Röslers "flexible" Energiepolitik: Mit weniger Kohle mehr Energie
Statt konkreter Vorgaben zum Energiesparen setzt die Bundes-regierung auf den Markt. Die EU-Energieeffizienzrichtlinie hingegen legt den Fokus auf Regulierung.
BERLIN taz | 457,6 Millionen Tonnen Steinkohleeinheiten Energie hat Deutschland 2011 verbraucht. Rund ein Drittel davon wurde eingesetzt, um Räume zu wärmen, ein gutes weiteres Drittel, um Motoren anzutreiben, in Autos, Fahrstühlen oder Maschinen. Den Rest teilen sich unter anderem industrielle Wärmpepumpen, die Warmwasserbereitung oder die Beleuchtung. Künftig soll das weniger werden: durch mehr Effizienz.

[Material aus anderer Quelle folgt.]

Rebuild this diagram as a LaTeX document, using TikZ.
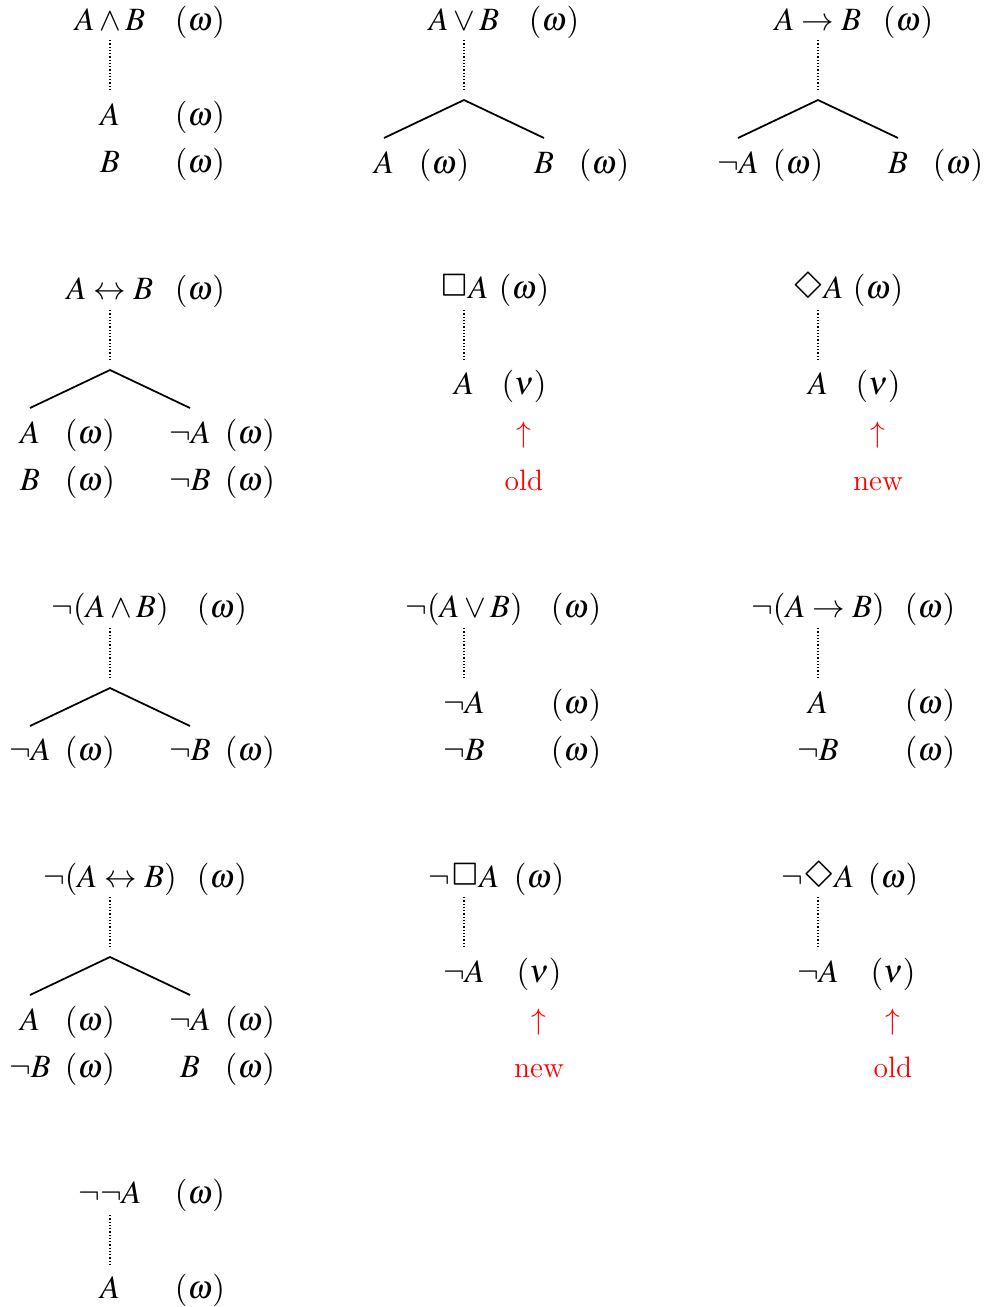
\documentclass[tikz,border=0pt]{standalone}
\usepackage{latexsym}
\usepackage{mathptmx}
\newcommand{\BoxOp}{\mathord{\scalebox{1.3}{$\Box$}}}
\newcommand{\DiaOp}{\mathord{\scalebox{1.3}{$\Diamond$}}}
\begin{document}
\begin{tikzpicture}[x=0.4pt,y=-0.4pt,
  lbl/.style={inner sep=0pt,anchor=base,font=\fontsize{13}{15}\selectfont},
  note/.style={inner sep=0pt,anchor=base,text=red,font=\fontsize{11.8}{14}\selectfont},
  dots/.style={line width=0.55pt,dash pattern=on 0.55pt off 0.75pt},
  branch/.style={line width=0.7pt}]
\useasboundingbox (0,0) rectangle (984,1307);
% ---------- Panel 1: A and B
\node[lbl] (f1) at (110,30) {$A\wedge B$};
\node[lbl] (w1) at (200,30) {$(\omega)$};
\coordinate (d1t) at (110,40); \coordinate (d1b) at (110,90);
\draw[dots] (d1t) -- (d1b);
\node[lbl] (p1a) at (110,125) {$A$};
\node[lbl] (p1aw) at (200,125) {$(\omega)$};
\node[lbl] (p1b) at (110,172) {$B$};
\node[lbl] (p1bw) at (200,172) {$(\omega)$};
% ---------- Panel 2: A or B
\node[lbl] (f2) at (464,30) {$A\vee B$};
\node[lbl] (w2) at (554,30) {$(\omega)$};
\coordinate (d2t) at (464,40); \coordinate (d2b) at (464,90);
\draw[dots] (d2t) -- (d2b);
\coordinate (ap2) at (464,100); \coordinate (l2) at (384,138); \coordinate (r2) at (544,138);
\draw[branch] (l2) -- (ap2) -- (r2);
\node[lbl] (p2a) at (384,173) {$A$};
\node[lbl] (p2aw) at (444,173) {$(\omega)$};
\node[lbl] (p2b) at (544,173) {$B$};
\node[lbl] (p2bw) at (604,173) {$(\omega)$};
% ---------- Panel 3: A -> B
\node[lbl] (f3) at (818,30) {$A\rightarrow B$};
\node[lbl] (w3) at (908,30) {$(\omega)$};
\coordinate (d3t) at (818,40); \coordinate (d3b) at (818,90);
\draw[dots] (d3t) -- (d3b);
\coordinate (ap3) at (818,100); \coordinate (l3) at (738,138); \coordinate (r3) at (898,138);
\draw[branch] (l3) -- (ap3) -- (r3);
\node[lbl] (p3a) at (738,173) {$\neg A$};
\node[lbl] (p3aw) at (798,173) {$(\omega)$};
\node[lbl] (p3b) at (898,173) {$B$};
\node[lbl] (p3bw) at (958,173) {$(\omega)$};
% ---------- Panel 4: A <-> B
\node[lbl] (f4) at (110,299) {$A\leftrightarrow B$};
\node[lbl] (w4) at (200,299) {$(\omega)$};
\coordinate (d4t) at (110,310); \coordinate (d4b) at (110,360);
\draw[dots] (d4t) -- (d4b);
\coordinate (ap4) at (110,370); \coordinate (l4) at (30,408); \coordinate (r4) at (190,408);
\draw[branch] (l4) -- (ap4) -- (r4);
\node[lbl] (p4a) at (30,443) {$A$};
\node[lbl] (p4aw) at (90,443) {$(\omega)$};
\node[lbl] (p4na) at (190,443) {$\neg A$};
\node[lbl] (p4naw) at (250,443) {$(\omega)$};
\node[lbl] (p4b) at (30,490) {$B$};
\node[lbl] (p4bw) at (90,490) {$(\omega)$};
\node[lbl] (p4nb) at (190,490) {$\neg B$};
\node[lbl] (p4nbw) at (250,490) {$(\omega)$};
% ---------- Panel 5: Box A
\node[lbl] (f5) at (464,298) {$\BoxOp A$};
\node[lbl] (w5) at (524,298) {$(\omega)$};
\coordinate (d5t) at (464,310); \coordinate (d5b) at (464,360);
\draw[dots] (d5t) -- (d5b);
\node[lbl] (p5a) at (464,394) {$A$};
\node[lbl] (p5v) at (524,394) {$(\nu)$};
\node[note,anchor=center] (u5) at (524,435) {$\uparrow$};
\node[note] (t5) at (524,490) {old};
% ---------- Panel 6: Diamond A
\node[lbl] (f6) at (818,298) {$\DiaOp A$};
\node[lbl] (w6) at (878,298) {$(\omega)$};
\coordinate (d6t) at (818,310); \coordinate (d6b) at (818,360);
\draw[dots] (d6t) -- (d6b);
\node[lbl] (p6a) at (818,394) {$A$};
\node[lbl] (p6v) at (878,394) {$(\nu)$};
\node[note,anchor=center] (u6) at (878,435) {$\uparrow$};
\node[note] (t6) at (878,490) {new};
% ---------- Panel 7: not (A and B)
\node[lbl] (f7) at (110,617) {$\neg(A\wedge B)$};
\node[lbl] (w7) at (222,617) {$(\omega)$};
\coordinate (d7t) at (110,628); \coordinate (d7b) at (110,678);
\draw[dots] (d7t) -- (d7b);
\coordinate (ap7) at (110,688); \coordinate (l7) at (30,726); \coordinate (r7) at (190,726);
\draw[branch] (l7) -- (ap7) -- (r7);
\node[lbl] (p7a) at (30,760) {$\neg A$};
\node[lbl] (p7aw) at (90,760) {$(\omega)$};
\node[lbl] (p7b) at (190,760) {$\neg B$};
\node[lbl] (p7bw) at (250,760) {$(\omega)$};
% ---------- Panel 8: not (A or B)
\node[lbl] (f8) at (464,617) {$\neg(A\vee B)$};
\node[lbl] (w8) at (576,617) {$(\omega)$};
\coordinate (d8t) at (464,628); \coordinate (d8b) at (464,678);
\draw[dots] (d8t) -- (d8b);
\node[lbl] (p8a) at (464,713) {$\neg A$};
\node[lbl] (p8aw) at (576,713) {$(\omega)$};
\node[lbl] (p8b) at (464,760) {$\neg B$};
\node[lbl] (p8bw) at (576,760) {$(\omega)$};
% ---------- Panel 9: not (A -> B)
\node[lbl] (f9) at (818,617) {$\neg(A\rightarrow B)$};
\node[lbl] (w9) at (930,617) {$(\omega)$};
\coordinate (d9t) at (818,628); \coordinate (d9b) at (818,678);
\draw[dots] (d9t) -- (d9b);
\node[lbl] (p9a) at (818,713) {$A$};
\node[lbl] (p9aw) at (930,713) {$(\omega)$};
\node[lbl] (p9b) at (818,760) {$\neg B$};
\node[lbl] (p9bw) at (930,760) {$(\omega)$};
% ---------- Panel 10: not (A <-> B)
\node[lbl] (f10) at (110,887) {$\neg(A\leftrightarrow B)$};
\node[lbl] (w10) at (222,887) {$(\omega)$};
\coordinate (d10t) at (110,897); \coordinate (d10b) at (110,947);
\draw[dots] (d10t) -- (d10b);
\coordinate (ap10) at (110,957); \coordinate (l10) at (30,995); \coordinate (r10) at (190,995);
\draw[branch] (l10) -- (ap10) -- (r10);
\node[lbl] (p10a) at (30,1030) {$A$};
\node[lbl] (p10aw) at (90,1030) {$(\omega)$};
\node[lbl] (p10na) at (190,1030) {$\neg A$};
\node[lbl] (p10naw) at (250,1030) {$(\omega)$};
\node[lbl] (p10nb) at (30,1077) {$\neg B$};
\node[lbl] (p10nbw) at (90,1077) {$(\omega)$};
\node[lbl] (p10b) at (190,1077) {$B$};
\node[lbl] (p10bw) at (250,1077) {$(\omega)$};
% ---------- Panel 11: not Box A
\node[lbl] (f11) at (464,887) {$\neg\BoxOp A$};
\node[lbl] (w11) at (539,887) {$(\omega)$};
\coordinate (d11t) at (464,897); \coordinate (d11b) at (464,947);
\draw[dots] (d11t) -- (d11b);
\node[lbl] (p11a) at (464,982) {$\neg A$};
\node[lbl] (p11v) at (539,982) {$(\nu)$};
\node[note,anchor=center] (u11) at (539,1022) {$\uparrow$};
\node[note] (t11) at (539,1077) {new};
% ---------- Panel 12: not Diamond A
\node[lbl] (f12) at (818,887) {$\neg\DiaOp A$};
\node[lbl] (w12) at (893,887) {$(\omega)$};
\coordinate (d12t) at (818,897); \coordinate (d12b) at (818,947);
\draw[dots] (d12t) -- (d12b);
\node[lbl] (p12a) at (818,982) {$\neg A$};
\node[lbl] (p12v) at (893,982) {$(\nu)$};
\node[note,anchor=center] (u12) at (893,1022) {$\uparrow$};
\node[note] (t12) at (893,1077) {old};
% ---------- Panel 13: not not A
\node[lbl] (f13) at (110,1203) {$\neg\neg A$};
\node[lbl] (w13) at (200,1203) {$(\omega)$};
\coordinate (d13t) at (110,1215); \coordinate (d13b) at (110,1265);
\draw[dots] (d13t) -- (d13b);
\node[lbl] (p13a) at (110,1298) {$A$};
\node[lbl] (p13aw) at (200,1298) {$(\omega)$};
\end{tikzpicture}
\end{document}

Weil Energie immer teurer wird, versuchen Unternehmen schon jetzt, möglichst viel davon zu sparen: Schmiedewerke nutzen die Hitze aus ihren Öfen durch Hightech-Rohre, um Metallblöcke warmzuhalten, Fabriken überprüfen stetig die Leitungen ihrer Hydraulikpumpen, damit ihnen keine Luft entweicht und sie damit Kraft verschwenden.
Stadtwerke zahlen Hausbesitzern Zuschüsse für neue Heizungspumpen. Damit Energie möglichst effektiv genutzt wird, muss an vielen Schrauben und Schräubchen gedreht werden. In der Umsetzung will die Bundesregierung den Unternehmen "größtmögliche Flexibilität" lassen, sagte Wirtschaftsminister Philipp Rösler (FDP).
Die EU-Staaten sollen selbst bestimmen können, ob sie den Energieverbrauch senken oder aber die gleiche Menge an Energie effizienter nutzen wollen. Die Energieeffizienzrichtlinie der EU hingegen wendet sich nicht an die Länder, sondern sieht konkrete Vorgaben für die Industrie vor.
Die Energieanbieter sollten jährlich 1,5 Prozent ihrer im Vorjahr verkauften Menge einsparen. Energiekommissar Günther Oettinger (CDU) begrüßte zwar gestern, dass sich Rösler und Umweltminister Norbert Röttgen nach langem Streit auf einen Kompromiss geeinigt hätten, lehnte eine inhaltliche Bewertung aber ab.
Christian Noll, Geschäftsführer von der Deutschen Unternehmensinitiative Energieeffizienz wird deutlicher: "Wir werden am Ende ohne eine substantielle Effizienzpolitik dastehen", kritisiert er, "verbindliche Ziele wären wichtig gewesen". Viele US-Bundesstaaten, Polen, Portugal und Dänmark hätten schon Vorgaben. "Deutschland verliert den Anschluss", so Noll. Dem Bundesverband der Deutschen Industrie geht der Kompromiss hingegen zu weit, er sieht staatlichen Dirigismus.
Allerdings bezweifelte Rösler am Donnerstag, dass die Richtlinie überhaupt jemals verabschiedet werden würde. Aus der Branche hieß es, der Kompromiss bestehe aus "ganz viel heißer Luft". Der Grund für mehr Effizienz ist also auch künftig: Der Energiepreis.